By points, the Canucks are 15th in the league over what amounts to nearly a quarter of their schedule. By points percentage, they fall to 18th. In goals scored, they drop to 22nd. And their power play is a ghastly 27th.
It’s all pretty pedestrian for a team that raced out the gates this season and rode high atop the NHL standings for months. And while it’s true, the Canucks still hold first place in the Pacific Division and Western Conference, it’s also clear that they way they’ve played over the past six weeks – and particularly their last two outings – isn’t a recipe for any kind of long term playoff success.
So you can understand why Rick Tocchet’s post-game media address in the wake of Saturday’s 2-1 loss to Washington had a markedly different tone. 
This was supposed to be a response game for the Canucks after they flushed that 3-0 lead to Colorado on Wednesday. But if that was the response, then the coach was well within his right to question where all of this is headed.
“If I have to manufacture (urgency) right now at this time, then we’re in trouble,” Tocchet said when asked why his team couldn’t muster the pushback necessary to stop the flow of momentum Colorado developed in the third period on Wednesday or the Capitals possessed in the second period last night.
The Canucks have been outscored 6-1 over the past four periods and two seconds. This is a rested team that has netted just three points from the first three games of a nine-game homestand. And in each of the past two games, at the first hint of adversity, the Canucks have wilted. 
Tocchet once again appealed for more from a number of players. By now, the entire market knows that Elias Pettersson is at the top of the coach’s list. There’s no point in beating around the bush, here. With seven points in his past 13 games, Pettersson has been indifferent on far too many nights of late. But he’s by no means alone. Elias Lindholm has no goals and two assists in his past 13 games. Pius Suter’s lone goal since the All Star break was the fifth goal in a 5-0 win against Winnipeg a week ago. Everyone knows about Ilya Mikheyev’s struggles since Christmas. And without Dakota Joshua, depth scoring has basically vanished.
“They have to understand it’s going to get harder and harder,” Tocchet said of what’s to come. “It’s that seal, right? They have to get past that seal. It’s my job to get them to break that seal. There’s more in the tank. There’s always more and we’ve got to breakthrough and find it.”
A week ago, it looked like the Canucks had figured things out and strung together several solid efforts. But even on their recent four game win streak, offence remained an issue. And that was the case again last night against a Washington team that didn’t give up much and the Canucks, quite frankly, didn’t do enough to force the issue.

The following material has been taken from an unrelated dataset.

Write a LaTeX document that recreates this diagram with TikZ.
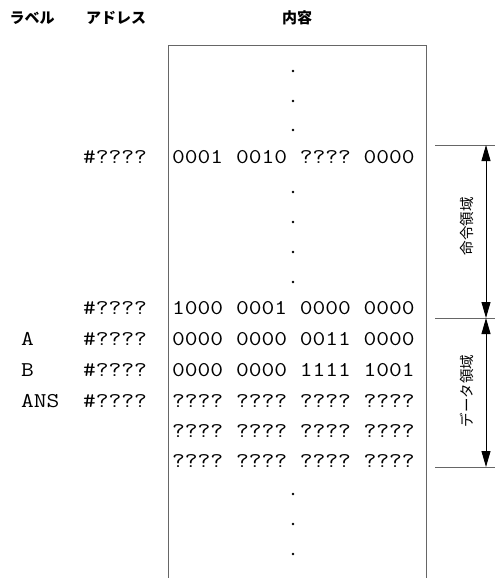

Regardless where they sit in the standings and no matter where they finish, the Canucks aren’t going on any kind of deep playoff run as a one-line team with a pop-gun power play. And right now, that’s what they are. 
They have scored just eight power play goals on 53 attempts since All Star weekend – and one of those was a 4-on-3 game winner against Boston In their conventional 5-on-4 set, the Canucks are tough to watch these days. They had a power play at 3-3 in the third period against Colorado and failed to convert. They had a power play at 2-1 in the third against Washington and couldn’t cash in. These are the types of high leverage situations the team will find itself in a month from now when it needs to be able to manufacture offence. 
JT Miller and Elias Pettersson each have one power play goal since the All Star break. Miller has four power play points in that time while Pettersson has just three. 
Something has to give here. 
With 14 games remaining, there is still time to figure things out. But the past two games have seen the Canucks abandon the coach’s staples when the heat has been applied. 
Rick Tocchet suddenly sounds concerned about the state of his hockey club.
And, quite frankly, it’s hard to disagree.